Buffeted by economic headwinds, banking royal commissions and poor headlines, the Australian building industry finally seems to be bouncing back.
After two fairly disastrous years for construction, economists are now predicting a stronger housing market in 2020/21 and an even healthier performance in the non-residential property sector.
But is the building industry really out of the woods?
Robert Mellor, Managing Director of BIS Oxford Economics, is confident that the worst is behind us and that Australia is well positioned for a full recovery.
“Strong population growth, a rising national dwelling stock deficiency and housing stimulus are set to provide considerable support to the residential building and renovation sectors, while non-residential building is projected to remain elevated,” he says.
“Total building activity is anticipated to climb near its previous peak over the coming five years.”

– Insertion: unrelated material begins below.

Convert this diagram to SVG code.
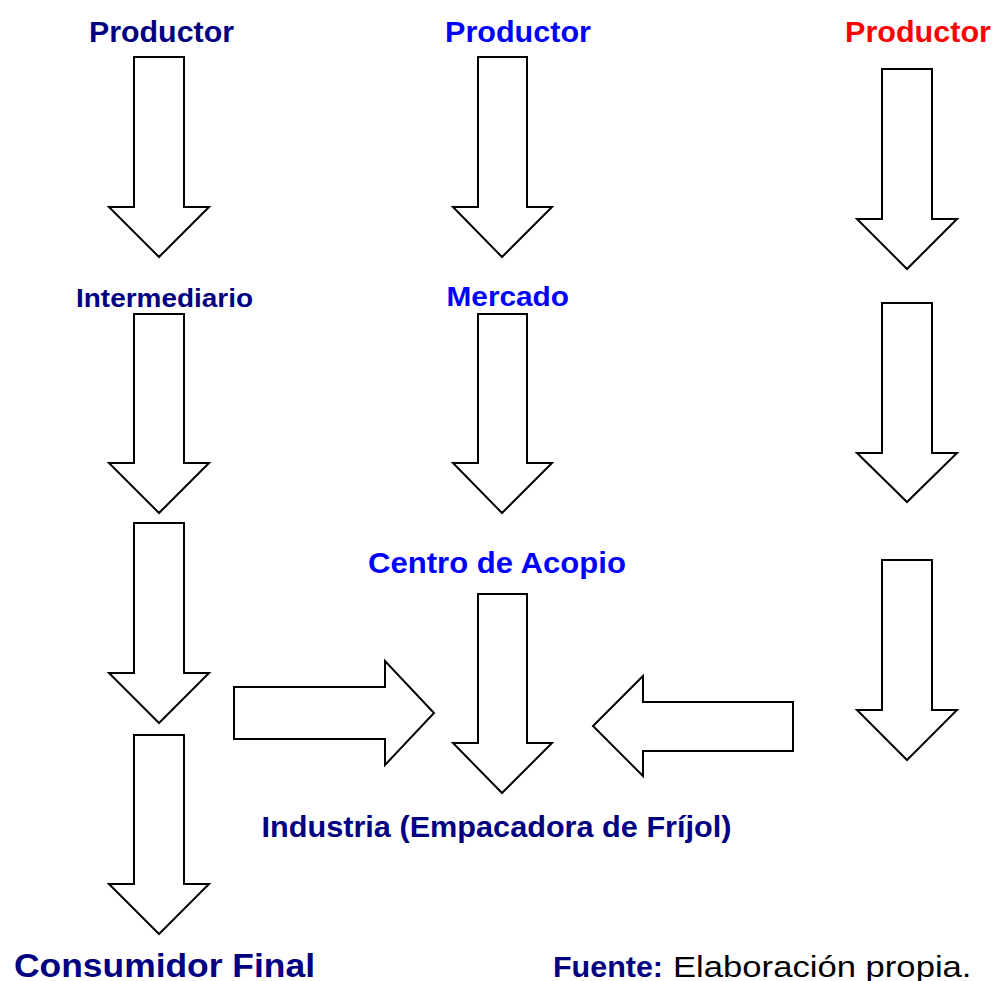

Not all commentators are quite as bullish, warning that while demand for new detached homes has held up well, the apartment market in cities such as Sydney, Melbourne and Brisbane is still under enormous strain, with new projects down 40 per cent over the past 12 months.
HIA’s chief economist, Tim Reardon, believes that after some spectacular falls, the housing market has now stabilised – helped by government stimulus policies.
“Interest rates, income taxes and lending restrictions have all been eased in an effort to support activity and economic growth,” he says. “Government investment in infrastructure is also important to support labour market growth. These measures are now supporting activity in housing markets across the economy.”
While economists may disagree about the timing and the strength of a housing recovery in Australia, there is a general consensus about the factors that have impacted so negatively on building activity across the country.
Already weakened by the fallout from the banking royal commission, public confidence in the residential housing sector has been further undermined by high-profile evacuations from three new developments in Sydney, two of them high-rise apartment blocks.
In addition, concerns about the safety of apartment blocks following the Grenfell fire in London has led to problems with liability insurance and building certification.
Denita Wawn, CEO of Master Builders Australia, has warned that Australia is in the midst of a “building certifier insurance crisis” which, if not addressed, could delay many new apartment developments across the country.
Master Builders is urging state and federal authorities to hammer out a resolution – and restore public confidence. “We need all governments to come together now to manage what has become a risk for the whole industry, caused by the use of combustible cladding on some buildings,” she says.
But Selina Short, from the global EY property group, says that rather than governments overhauling the certification system, individual developers need to step up and address buyers’ fears about the safety of their buildings.
“It’s clear that people are delaying property-purchasing decisions,” she says. “This adds another layer to the softening property market.”
Talk of a full-scale recovery in the housing market could be a little premature but the worst might now be over.